What Shooting Death Of Hero Security Guard Teaches Us

It was last weekend when Chicago-area security guard Jemel Roberson was shot and killed by police after he’d stopped a potential mass shooting. Over the week, we’ve seen fairly little coverage of this case, which is odd.

After all, Roberson was a black man killed by police. Recent history shows us that the media should be all over this one.

However, Roberson was also a good guy with a gun who stopped a mass shooting, which goes against the narrative.

Tragically, despite his quick actions, he was shot and killed by law enforcement.

If you’re unfamiliar with what happened, here’s a recap.

Local news source WGN9 reports that the incident occurred around 4 a.m. Apparently, the trouble started when security asked a group of drunk men to leave. According to witnesses, someone then came back into the bar and started shooting, and security began shooting back. Roberson was able to detain one of the men outside.

“He had somebody on the ground with his knee in back, with his gun in his back, like, ‘Don’t move,’” a witness, Adam Harris, told WGN9.

Then, when police arrived to respond to the shooting, they reportedly shot the wrong man: Jemel Roberson.

“Everybody was screaming out, ‘Security!’ He was a security guard,” Harris said. “And they still did their job, and saw a black man with a gun, and basically killed him.”

For the last week, I’ve been trying to get a bead on just what transpired. I didn’t want to jump on the anti-cop bandwagon until I knew what happened, and even now I’m not completely sure.

What I do know is that the good guy with a gun was killed by police.

The handful of comments I’ve seen by anti-gunners were smug. They were smarting off with, “See? That’s what will happen if more people have guns at things like these.”

To be fair, it’s kind of hard to argue against it at a time like this. After all, the good guy with a gun is the only one who was killed during this entire event.

But there’s also a flip side that the anti-gunners either can’t or won’t think about. Just how many people could have died if Roberson hadn’t been armed and there? How many people would these people have killed, either intentionally or indiscriminately, if Roberson and the rest of the security detail hadn’t been carrying firearms?

That Roberson was killed is a different issue.
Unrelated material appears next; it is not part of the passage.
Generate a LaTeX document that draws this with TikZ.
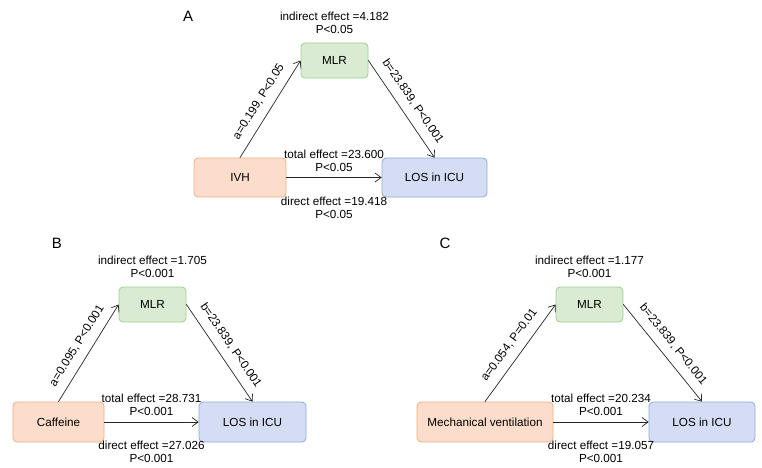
\documentclass[tikz,border=0pt]{standalone}
\usepackage{fontspec}
\setmainfont{Liberation Sans}
\usetikzlibrary{arrows.meta,positioning}
\definecolor{xfill}{HTML}{FCDDCB}
\definecolor{xdraw}{HTML}{EFAE80}
\definecolor{mfill}{HTML}{D9EBD3}
\definecolor{mdraw}{HTML}{9FCF8A}
\definecolor{yfill}{HTML}{D4DDF3}
\definecolor{ydraw}{HTML}{8FAADC}
\begin{document}
\begin{tikzpicture}[x=1pt, y=-1pt, font=\fontsize{11.7}{13}\selectfont, line join=round, line cap=round,
    >={Straight Barb[length=6pt,width=9pt]},
    box/.style={draw, rounded corners=4pt, minimum height=39pt, line width=0.8pt},
    xbox/.style={box, fill=xfill, draw=xdraw},
    mbox/.style={box, fill=mfill, draw=mdraw, minimum width=67pt, minimum height=35pt},
    ybox/.style={box, fill=yfill, draw=ydraw},
    eff/.style={align=center, inner sep=1pt},
    link/.style={->, line width=0.7pt, draw=black!85},
    coef/.style={midway, sloped, above, inner sep=8.5pt},
    panel/.style={font=\fontsize{15}{16}\selectfont}]
  \useasboundingbox (0,0) rectangle (762,467);
  % A
  \node[panel] (labA) at (188,16) {A};
  \node[xbox, minimum width=92pt] (ivh) at (240,177.5) {IVH};
  \node[mbox] (mlrA) at (334.5,60.5) {MLR};
  \node[ybox, minimum width=105pt] (losA) at (434.5,177.5) {LOS in ICU};
  \node[eff, above=8pt of mlrA] (indA) {indirect effect =4.182\\P<0.05};
  \draw[link] (ivh.north) -- (mlrA.west) node[coef]{a=0.199, P<0.05};
  \draw[link] (mlrA.east) -- (losA.north) node[coef]{b=23.839, P<0.001};
  \draw[link] (ivh) -- (losA) node[midway, above=5pt, eff]{total effect =23.600\\P<0.05}
    node[midway, below=18pt, eff]{direct effect =19.418\\P<0.05};
  % B
  \node[panel] (labB) at (57,243) {B};
  \node[xbox, minimum width=91pt, minimum height=40pt] (caf) at (58.5,422) {Caffeine};
  \node[mbox] (mlrB) at (152.5,304.5) {MLR};
  \node[ybox, minimum width=107pt, minimum height=40pt] (losB) at (252.5,422) {LOS in ICU};
  \node[eff, above=8pt of mlrB] (indB) {indirect effect =1.705\\P<0.001};
  \draw[link] (caf.north) -- (mlrB.west) node[coef]{a=0.095, P<0.001};
  \draw[link] (mlrB.east) -- (losB.north) node[coef]{b=23.839, P<0.001};
  \draw[link] (caf) -- (losB) node[midway, above=5pt, eff]{total effect =28.731\\P<0.001}
    node[midway, below=18pt, eff]{direct effect =27.026\\P<0.001};
  % C
  \node[panel] (labC) at (445,243) {C};
  \node[xbox, minimum width=136pt, minimum height=40pt] (mv) at (485,422) {Mechanical ventilation};
  \node[mbox] (mlrC) at (589.5,304.5) {MLR};
  \node[ybox, minimum width=106pt, minimum height=40pt] (losC) at (702,422) {LOS in ICU};
  \node[eff, above=8pt of mlrC] (indC) {indirect effect =1.177\\P<0.001};
  \draw[link] (mv.north) -- (mlrC.west) node[coef]{a=0.054, P=0.01};
  \draw[link] (mlrC.east) -- (losC.north) node[coef]{b=23.839, P<0.001};
  \draw[link] (mv) -- (losC) node[midway, above=5pt, eff]{total effect =20.234\\P<0.001}
    node[midway, below=18pt, eff]{direct effect =19.057\\P<0.001};
\end{tikzpicture}
\end{document}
That’s a different conversation, one we need to have, but it has no bearing on the gun control versus gun rights argument tied up in this.

Roberson’s death is tragic, but his actions leading up to that death make one thing clear.

No matter what the anti-gunners say, no matter what they claim, a good guy with a gun in the right place, at the right time, and with the will to act can make a huge difference and save lives.

Whether or not it was a justified shooting is a topic I’ll need to spend even more time looking into, and it needs to be investigated. A good man is dead. That can’t be dismissed.

But what can be dismissed is anyone stupid enough to claim this event is evidence that citizens with guns are a bad idea.